To increase interest in STEM (science, technology, engineering and math) among middle school students, Rees, (also the director of the College of Engineering Diversity Programs Office) has brought teams of UMass students to middle school classrooms in nearby Holyoke and Springfield to work with another prototyping platform—E-textiles—and to solve a variety of engineering problems. E-textiles, or “smart fabrics,” are fabrics that enable embedded digital components and are therefore used for wearable computing. This project and others like it infuse “Arts” into the commonly used STEM acronym, resulting in the term STE(A)M. Last year, Blair worked with an afterschool program in Amherst to push the kids farther into product development. Rees, Blair, Brewer, and Schweik hope that by infusing science education with more creative elements, they can show students that successful science requires both sides of the brain.
“It’s so great to talk to the middle school students,” Blair says. “They don’t have any boundaries as to what’s possible.”
The team was recently awarded an internal Public Service Endowment Grant to continue this work in Amherst with an afterschool program that will promote do-it-yourself creativity and encourage students to find innovative solutions to problems they identify in their own lives. Together with Amherst Media, they are working to develop a program that introduces kids to the process of posing research questions. They have begun teaching groups to build do-it-yourself (DIY) based hardware instrumentation and will soon show them how to use these instruments to conduct field research, as well as analyze the resulting data. There will also be opportunities to build DIY-based electronics “just for fun”— earrings that light up or a creative bike light, for example. The grant will help the team allocate an actual makerspace for the community to share. The space will conjoin scattered resources throughout the community. It will be a space where UMass students can do service-learning outreach to help their younger counterparts and a space for five-college makers to regularly come together.

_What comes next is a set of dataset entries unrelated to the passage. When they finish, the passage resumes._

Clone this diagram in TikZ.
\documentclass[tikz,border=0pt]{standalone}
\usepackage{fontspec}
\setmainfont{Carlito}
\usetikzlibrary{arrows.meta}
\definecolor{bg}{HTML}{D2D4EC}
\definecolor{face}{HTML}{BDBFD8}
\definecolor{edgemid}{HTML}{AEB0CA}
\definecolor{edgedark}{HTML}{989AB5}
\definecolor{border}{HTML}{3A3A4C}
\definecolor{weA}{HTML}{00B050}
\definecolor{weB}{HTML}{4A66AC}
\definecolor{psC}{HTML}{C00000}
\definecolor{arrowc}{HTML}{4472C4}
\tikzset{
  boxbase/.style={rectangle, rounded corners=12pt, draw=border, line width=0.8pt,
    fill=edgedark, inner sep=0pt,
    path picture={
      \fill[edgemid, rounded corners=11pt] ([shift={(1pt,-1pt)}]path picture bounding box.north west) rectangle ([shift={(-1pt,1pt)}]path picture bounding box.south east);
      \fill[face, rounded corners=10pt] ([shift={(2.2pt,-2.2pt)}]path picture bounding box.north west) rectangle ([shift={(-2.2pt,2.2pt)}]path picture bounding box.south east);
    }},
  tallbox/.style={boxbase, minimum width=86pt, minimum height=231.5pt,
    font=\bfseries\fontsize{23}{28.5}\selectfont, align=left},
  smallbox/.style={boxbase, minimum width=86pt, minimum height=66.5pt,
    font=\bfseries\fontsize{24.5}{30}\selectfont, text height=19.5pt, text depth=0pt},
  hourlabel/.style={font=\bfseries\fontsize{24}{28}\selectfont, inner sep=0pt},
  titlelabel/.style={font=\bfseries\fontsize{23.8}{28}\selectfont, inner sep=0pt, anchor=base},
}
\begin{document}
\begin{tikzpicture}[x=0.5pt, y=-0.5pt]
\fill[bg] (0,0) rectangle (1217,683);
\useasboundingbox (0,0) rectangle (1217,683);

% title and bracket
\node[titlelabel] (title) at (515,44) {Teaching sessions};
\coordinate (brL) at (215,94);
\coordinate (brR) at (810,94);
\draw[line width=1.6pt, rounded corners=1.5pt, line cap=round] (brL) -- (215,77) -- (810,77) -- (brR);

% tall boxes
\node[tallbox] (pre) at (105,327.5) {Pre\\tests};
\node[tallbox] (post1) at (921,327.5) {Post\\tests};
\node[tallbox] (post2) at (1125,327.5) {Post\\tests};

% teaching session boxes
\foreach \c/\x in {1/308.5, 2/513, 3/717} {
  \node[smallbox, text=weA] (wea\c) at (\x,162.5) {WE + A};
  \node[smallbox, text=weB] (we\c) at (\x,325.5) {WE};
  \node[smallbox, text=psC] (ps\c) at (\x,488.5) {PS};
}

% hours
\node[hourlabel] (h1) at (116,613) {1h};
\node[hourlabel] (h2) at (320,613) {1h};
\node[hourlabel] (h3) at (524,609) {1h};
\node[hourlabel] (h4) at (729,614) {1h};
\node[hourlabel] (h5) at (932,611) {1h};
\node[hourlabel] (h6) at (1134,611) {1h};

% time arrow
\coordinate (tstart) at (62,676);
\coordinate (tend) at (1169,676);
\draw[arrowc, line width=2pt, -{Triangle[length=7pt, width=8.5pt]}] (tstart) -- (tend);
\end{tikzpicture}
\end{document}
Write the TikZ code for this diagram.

With guidance from Rees and instruction from Professors David McLaughlin and Baird Soules, engineering undergraduates are participating in the movement. The Electrical and Computer Engineering Department recently built a “Mach 5” facility, directed by Soules, which students use as a makerspace of sorts. In one of McLaughlin’s systems engineering classes, a group of students worked with middle school students to build a GPS-enabled collar for pets that would enable their owners to track their whereabouts.
Rees is working with Schweik, Brewer, Blair and others on campus to more broadly apply this kind of open-minded approach to innovation.
“By setting the spark in students at a young age, the hope is that more students will come into the engineering program with a creative, innovative mindset,” Rees says.